Energy-Flux Density as a
Principle of Development

The technological development of healthy economies necessarily progresses, in principle, in the direction of higher energy-flux densities, because, reciprocally, higher forms of energy are required to support a growing population, and a growing population depends on its mastery of higher forms of energy and their introduction into the production process.

It may well be that Dr. Thimann, a corporate insurance expert, understands energy-flux density just as little as the foreign ministers mentioned above. Instead, he is more likely to be aware of the warnings on the website of Agora Verkehrswende, an environmental consultancy in Berlin, where the first sentence, under Point 1, reads: “Energy is a scarce commodity.” His lack of scientific acumen may further support his mistaken belief that the reduction of energy consumption is therefore a top civilizational priority. Nobody could have published such nonsense fifty years ago!

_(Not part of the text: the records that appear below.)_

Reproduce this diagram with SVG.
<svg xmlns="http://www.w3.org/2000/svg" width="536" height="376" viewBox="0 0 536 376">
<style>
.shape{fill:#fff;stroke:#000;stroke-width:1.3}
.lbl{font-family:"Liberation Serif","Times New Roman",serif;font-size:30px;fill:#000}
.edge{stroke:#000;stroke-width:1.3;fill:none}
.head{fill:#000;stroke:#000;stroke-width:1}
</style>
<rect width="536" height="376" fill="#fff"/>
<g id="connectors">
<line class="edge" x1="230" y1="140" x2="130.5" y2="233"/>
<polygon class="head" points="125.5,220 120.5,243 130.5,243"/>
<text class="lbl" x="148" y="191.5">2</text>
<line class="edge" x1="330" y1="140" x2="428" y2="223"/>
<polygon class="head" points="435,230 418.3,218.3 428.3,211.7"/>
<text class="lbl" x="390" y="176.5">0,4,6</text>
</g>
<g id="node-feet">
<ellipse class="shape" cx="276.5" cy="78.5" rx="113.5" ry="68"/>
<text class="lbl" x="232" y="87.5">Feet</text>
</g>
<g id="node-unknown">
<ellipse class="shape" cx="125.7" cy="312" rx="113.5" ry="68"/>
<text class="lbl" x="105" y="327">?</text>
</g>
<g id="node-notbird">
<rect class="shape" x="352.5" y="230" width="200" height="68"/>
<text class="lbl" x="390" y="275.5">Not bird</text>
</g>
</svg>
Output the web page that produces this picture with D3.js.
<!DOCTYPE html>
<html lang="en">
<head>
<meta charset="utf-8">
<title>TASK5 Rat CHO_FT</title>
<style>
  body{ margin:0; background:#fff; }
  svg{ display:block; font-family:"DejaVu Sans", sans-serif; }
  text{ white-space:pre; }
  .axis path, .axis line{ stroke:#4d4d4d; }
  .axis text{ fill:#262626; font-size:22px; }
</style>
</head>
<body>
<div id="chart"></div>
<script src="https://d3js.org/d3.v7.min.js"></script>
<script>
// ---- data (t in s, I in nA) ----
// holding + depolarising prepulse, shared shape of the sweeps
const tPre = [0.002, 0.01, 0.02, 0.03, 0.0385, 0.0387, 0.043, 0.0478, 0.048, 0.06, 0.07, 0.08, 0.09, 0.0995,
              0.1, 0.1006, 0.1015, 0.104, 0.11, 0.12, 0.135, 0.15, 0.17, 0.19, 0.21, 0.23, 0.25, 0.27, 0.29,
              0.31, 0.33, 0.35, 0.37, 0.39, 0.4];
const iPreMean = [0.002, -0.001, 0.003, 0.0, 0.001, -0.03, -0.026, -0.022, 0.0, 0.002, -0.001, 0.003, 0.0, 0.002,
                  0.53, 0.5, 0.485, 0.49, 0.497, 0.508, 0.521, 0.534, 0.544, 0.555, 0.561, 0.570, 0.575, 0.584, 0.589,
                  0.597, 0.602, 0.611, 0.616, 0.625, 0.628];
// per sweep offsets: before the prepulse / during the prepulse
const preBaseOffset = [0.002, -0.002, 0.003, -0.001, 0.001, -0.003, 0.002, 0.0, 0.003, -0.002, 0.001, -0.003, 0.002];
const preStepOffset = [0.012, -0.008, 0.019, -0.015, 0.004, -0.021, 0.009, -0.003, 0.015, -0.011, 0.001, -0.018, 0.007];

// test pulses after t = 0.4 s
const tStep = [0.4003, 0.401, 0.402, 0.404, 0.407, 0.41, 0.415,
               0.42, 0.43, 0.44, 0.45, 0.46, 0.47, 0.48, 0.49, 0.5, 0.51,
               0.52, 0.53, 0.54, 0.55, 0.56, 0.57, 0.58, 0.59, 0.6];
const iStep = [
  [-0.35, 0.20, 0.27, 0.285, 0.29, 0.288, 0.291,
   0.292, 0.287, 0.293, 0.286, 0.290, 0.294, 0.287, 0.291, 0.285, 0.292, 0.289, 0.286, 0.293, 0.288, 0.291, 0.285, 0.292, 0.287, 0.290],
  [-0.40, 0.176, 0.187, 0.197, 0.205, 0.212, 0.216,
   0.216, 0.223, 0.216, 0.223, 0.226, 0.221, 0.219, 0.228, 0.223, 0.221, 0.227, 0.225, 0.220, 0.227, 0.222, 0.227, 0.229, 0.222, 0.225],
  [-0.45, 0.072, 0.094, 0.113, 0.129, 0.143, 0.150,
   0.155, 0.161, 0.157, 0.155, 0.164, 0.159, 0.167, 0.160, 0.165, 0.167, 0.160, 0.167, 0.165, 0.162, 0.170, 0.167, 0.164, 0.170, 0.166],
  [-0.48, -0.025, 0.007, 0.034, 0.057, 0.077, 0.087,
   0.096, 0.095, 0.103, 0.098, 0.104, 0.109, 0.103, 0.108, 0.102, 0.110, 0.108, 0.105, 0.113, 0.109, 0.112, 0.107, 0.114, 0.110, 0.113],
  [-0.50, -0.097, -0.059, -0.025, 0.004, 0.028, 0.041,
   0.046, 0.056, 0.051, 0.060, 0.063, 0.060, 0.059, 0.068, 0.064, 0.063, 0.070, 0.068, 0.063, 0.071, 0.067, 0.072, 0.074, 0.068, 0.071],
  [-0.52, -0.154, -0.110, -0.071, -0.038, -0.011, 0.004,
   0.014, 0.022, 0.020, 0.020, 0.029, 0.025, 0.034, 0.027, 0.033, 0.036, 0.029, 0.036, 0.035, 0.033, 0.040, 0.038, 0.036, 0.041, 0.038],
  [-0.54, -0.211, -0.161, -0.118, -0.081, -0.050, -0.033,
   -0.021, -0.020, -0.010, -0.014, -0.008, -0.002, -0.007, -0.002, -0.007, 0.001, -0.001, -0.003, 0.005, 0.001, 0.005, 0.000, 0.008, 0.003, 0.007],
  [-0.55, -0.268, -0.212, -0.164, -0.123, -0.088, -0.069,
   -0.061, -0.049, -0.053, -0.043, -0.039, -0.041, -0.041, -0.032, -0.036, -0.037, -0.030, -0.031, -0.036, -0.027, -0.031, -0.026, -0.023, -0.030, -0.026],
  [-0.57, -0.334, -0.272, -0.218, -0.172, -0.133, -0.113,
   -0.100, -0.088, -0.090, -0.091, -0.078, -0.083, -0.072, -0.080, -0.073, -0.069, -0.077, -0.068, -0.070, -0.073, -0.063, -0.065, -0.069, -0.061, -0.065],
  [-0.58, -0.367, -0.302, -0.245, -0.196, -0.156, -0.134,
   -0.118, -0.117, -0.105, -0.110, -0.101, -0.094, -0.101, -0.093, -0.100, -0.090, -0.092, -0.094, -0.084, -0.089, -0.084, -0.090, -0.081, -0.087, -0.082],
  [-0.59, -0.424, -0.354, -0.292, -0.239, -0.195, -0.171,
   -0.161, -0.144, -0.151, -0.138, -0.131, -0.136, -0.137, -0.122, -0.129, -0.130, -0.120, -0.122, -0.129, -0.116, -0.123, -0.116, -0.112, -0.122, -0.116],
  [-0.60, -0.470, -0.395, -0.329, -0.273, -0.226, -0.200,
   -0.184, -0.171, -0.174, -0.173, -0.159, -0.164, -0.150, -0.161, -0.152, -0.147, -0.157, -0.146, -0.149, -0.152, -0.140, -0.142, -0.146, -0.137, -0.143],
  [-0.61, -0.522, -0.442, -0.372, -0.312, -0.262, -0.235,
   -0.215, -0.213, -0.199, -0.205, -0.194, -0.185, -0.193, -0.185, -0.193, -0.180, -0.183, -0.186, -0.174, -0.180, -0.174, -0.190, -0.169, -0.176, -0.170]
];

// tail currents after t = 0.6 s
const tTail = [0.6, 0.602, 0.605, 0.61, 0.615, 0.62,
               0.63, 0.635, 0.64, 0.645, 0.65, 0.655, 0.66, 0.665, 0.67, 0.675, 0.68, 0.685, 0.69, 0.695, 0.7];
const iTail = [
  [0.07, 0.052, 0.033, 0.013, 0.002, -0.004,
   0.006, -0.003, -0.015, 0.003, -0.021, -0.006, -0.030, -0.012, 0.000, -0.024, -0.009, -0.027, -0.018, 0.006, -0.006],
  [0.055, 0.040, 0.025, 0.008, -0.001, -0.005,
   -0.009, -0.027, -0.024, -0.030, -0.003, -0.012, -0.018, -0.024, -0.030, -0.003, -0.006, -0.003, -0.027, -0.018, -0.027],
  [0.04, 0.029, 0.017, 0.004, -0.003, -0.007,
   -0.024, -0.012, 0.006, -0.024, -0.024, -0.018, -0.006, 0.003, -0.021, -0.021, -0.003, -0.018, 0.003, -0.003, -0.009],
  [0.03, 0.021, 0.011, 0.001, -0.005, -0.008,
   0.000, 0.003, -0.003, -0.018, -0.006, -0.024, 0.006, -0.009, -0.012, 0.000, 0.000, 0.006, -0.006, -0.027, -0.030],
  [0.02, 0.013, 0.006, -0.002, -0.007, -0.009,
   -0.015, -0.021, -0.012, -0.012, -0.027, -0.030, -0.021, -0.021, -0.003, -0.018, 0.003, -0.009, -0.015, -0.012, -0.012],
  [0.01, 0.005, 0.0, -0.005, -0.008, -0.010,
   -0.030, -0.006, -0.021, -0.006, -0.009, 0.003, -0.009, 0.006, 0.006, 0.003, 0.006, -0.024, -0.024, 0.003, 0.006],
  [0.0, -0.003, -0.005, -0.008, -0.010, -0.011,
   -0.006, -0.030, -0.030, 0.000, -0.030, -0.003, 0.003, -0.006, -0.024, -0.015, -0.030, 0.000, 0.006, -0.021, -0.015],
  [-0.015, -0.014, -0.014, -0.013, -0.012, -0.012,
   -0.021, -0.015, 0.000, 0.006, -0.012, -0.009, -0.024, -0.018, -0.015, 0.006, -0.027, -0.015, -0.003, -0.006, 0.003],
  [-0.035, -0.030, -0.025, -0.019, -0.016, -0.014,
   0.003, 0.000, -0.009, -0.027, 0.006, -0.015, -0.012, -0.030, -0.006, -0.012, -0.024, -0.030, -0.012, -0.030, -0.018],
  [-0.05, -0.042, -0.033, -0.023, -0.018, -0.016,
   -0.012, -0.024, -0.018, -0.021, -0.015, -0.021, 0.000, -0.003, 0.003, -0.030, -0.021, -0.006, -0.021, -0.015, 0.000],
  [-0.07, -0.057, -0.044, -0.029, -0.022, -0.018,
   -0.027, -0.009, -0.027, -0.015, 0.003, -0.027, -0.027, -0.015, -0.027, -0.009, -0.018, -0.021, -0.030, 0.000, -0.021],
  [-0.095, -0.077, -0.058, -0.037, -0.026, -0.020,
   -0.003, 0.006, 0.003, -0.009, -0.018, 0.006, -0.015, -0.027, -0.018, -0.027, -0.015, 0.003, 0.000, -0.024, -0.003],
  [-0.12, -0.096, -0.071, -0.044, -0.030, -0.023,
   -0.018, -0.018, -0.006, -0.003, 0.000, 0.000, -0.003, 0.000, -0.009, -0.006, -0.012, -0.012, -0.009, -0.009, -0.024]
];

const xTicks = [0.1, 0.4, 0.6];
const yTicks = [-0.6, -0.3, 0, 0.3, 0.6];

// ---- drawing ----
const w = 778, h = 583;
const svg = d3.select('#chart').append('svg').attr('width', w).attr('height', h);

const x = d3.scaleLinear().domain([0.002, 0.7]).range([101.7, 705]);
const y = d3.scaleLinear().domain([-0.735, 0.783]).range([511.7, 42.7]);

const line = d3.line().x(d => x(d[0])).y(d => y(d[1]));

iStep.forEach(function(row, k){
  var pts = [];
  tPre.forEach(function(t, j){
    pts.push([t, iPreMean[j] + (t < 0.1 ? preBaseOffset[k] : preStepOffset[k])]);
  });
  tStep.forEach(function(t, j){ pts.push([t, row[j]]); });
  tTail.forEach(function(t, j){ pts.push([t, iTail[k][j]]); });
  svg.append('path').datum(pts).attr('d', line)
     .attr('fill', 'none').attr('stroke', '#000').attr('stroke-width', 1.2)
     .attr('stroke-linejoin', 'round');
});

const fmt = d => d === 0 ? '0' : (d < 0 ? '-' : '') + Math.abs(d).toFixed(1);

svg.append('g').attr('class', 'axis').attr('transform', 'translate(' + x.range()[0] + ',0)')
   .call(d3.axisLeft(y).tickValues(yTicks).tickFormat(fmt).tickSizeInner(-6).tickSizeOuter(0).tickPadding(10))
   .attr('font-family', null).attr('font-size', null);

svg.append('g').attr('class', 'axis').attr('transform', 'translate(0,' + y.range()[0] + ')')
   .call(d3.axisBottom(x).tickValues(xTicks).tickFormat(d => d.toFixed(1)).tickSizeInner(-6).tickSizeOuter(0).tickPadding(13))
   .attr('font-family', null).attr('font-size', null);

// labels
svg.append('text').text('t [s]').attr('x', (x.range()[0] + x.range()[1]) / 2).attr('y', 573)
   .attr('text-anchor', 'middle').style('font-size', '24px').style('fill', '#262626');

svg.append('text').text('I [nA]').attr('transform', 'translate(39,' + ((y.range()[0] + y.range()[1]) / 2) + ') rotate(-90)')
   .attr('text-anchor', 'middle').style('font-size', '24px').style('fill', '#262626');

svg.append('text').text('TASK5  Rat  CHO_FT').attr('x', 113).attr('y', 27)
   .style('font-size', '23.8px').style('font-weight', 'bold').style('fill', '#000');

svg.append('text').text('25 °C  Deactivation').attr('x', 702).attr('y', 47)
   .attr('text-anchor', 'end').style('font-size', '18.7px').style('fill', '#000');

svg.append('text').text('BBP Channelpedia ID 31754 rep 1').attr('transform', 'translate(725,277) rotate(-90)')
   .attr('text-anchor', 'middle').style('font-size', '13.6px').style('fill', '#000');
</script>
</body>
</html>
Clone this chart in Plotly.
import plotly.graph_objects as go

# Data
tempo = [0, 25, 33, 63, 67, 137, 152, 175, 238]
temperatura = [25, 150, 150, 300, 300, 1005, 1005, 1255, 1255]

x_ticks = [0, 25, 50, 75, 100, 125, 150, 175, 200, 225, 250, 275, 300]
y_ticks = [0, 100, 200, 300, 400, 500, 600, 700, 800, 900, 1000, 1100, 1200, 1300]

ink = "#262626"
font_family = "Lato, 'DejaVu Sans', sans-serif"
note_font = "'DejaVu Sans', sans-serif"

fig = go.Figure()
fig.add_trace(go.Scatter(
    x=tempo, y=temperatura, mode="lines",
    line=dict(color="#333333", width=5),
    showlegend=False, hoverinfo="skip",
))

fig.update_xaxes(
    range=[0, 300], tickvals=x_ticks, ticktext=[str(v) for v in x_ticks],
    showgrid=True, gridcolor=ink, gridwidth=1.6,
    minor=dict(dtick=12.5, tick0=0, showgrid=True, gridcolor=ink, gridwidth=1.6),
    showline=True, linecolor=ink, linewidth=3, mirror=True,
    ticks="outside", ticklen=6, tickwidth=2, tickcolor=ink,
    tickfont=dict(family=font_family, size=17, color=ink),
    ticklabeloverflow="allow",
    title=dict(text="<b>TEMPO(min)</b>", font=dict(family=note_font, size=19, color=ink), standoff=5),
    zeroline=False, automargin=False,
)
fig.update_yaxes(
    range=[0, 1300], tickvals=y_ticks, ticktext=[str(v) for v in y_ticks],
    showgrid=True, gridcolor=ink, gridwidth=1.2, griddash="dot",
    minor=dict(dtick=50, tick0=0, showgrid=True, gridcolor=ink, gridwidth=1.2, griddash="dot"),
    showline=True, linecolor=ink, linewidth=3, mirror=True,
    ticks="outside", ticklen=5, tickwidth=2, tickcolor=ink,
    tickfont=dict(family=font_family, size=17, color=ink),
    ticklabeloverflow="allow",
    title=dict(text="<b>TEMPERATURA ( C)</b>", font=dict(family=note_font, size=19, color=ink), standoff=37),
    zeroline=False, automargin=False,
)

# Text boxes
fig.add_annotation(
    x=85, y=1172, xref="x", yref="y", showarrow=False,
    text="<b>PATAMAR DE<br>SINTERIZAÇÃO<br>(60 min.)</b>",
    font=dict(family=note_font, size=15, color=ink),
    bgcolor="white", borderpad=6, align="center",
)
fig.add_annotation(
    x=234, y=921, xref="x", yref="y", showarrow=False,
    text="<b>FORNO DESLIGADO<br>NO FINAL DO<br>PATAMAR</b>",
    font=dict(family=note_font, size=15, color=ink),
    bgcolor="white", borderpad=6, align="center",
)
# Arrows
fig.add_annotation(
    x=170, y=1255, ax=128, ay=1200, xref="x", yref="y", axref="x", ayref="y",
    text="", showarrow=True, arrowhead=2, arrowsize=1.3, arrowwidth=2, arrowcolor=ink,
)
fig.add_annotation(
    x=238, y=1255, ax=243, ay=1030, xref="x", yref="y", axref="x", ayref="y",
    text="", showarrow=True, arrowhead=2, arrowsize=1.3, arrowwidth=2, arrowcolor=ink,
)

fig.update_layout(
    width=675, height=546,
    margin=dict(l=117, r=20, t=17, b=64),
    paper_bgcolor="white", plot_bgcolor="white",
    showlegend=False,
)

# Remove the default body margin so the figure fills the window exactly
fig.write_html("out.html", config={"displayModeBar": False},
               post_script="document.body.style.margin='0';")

What is planned here cannot be expressed drastically enough:

Forcing a highly industrialized nation to rely on a low-energy-dense weather-dependent energy supply, by dictatorial means, will in the medium term lead to a destruction of national wealth not unlike the conversion from a productive economy to the production of war materiel. (That, too, is known to yield high profits for a while.) The planned closure of modern and productive nuclear, coal, and gas-powered plants, is in itself a destruction of economic wealth that is unparalleled in history.

The fantasy of the financial sector is to benefit in the short term from the trillions of euros in investments that would be necessary to manage the weather dependence and growing shortages of Germany’s energy supply, systematically induced by this transformation. The European Central Bank does not shy away from using science-fiction apostles such as Jeremy Rifkin to justify this gigantic reorganization as a “Fourth Industrial Revolution,” as happened at the European Central Bank meeting in January 2017 in Frankfurt.

No country would voluntarily embark on such a process of self-destruction. It takes a long and sustained effort before public opinion will worship the new climate idols, and even then the prescriptions offered sound like the words of children: “Industry is bad; go back to the trees, you apes!”

We are currently experiencing an internationally coordinated manipulation with no purpose other than to force through, under a fabricated time pressure, what could never happen under free discussion.

In particular, the large sector of medium-sized industries in Germany, which has so far largely escaped the laws of the listed companies, should not only concern itself with the consequences of the planned EU “Taxonomy regulation,” but should finally intervene in the discussion process to prevent a complete economic disaster. The documents for the planned transformation are diverse and accessible to all. The challenge is to understand the gigantic nonsense of the planned energy transformation and to coolly face the thundering of the climate idols.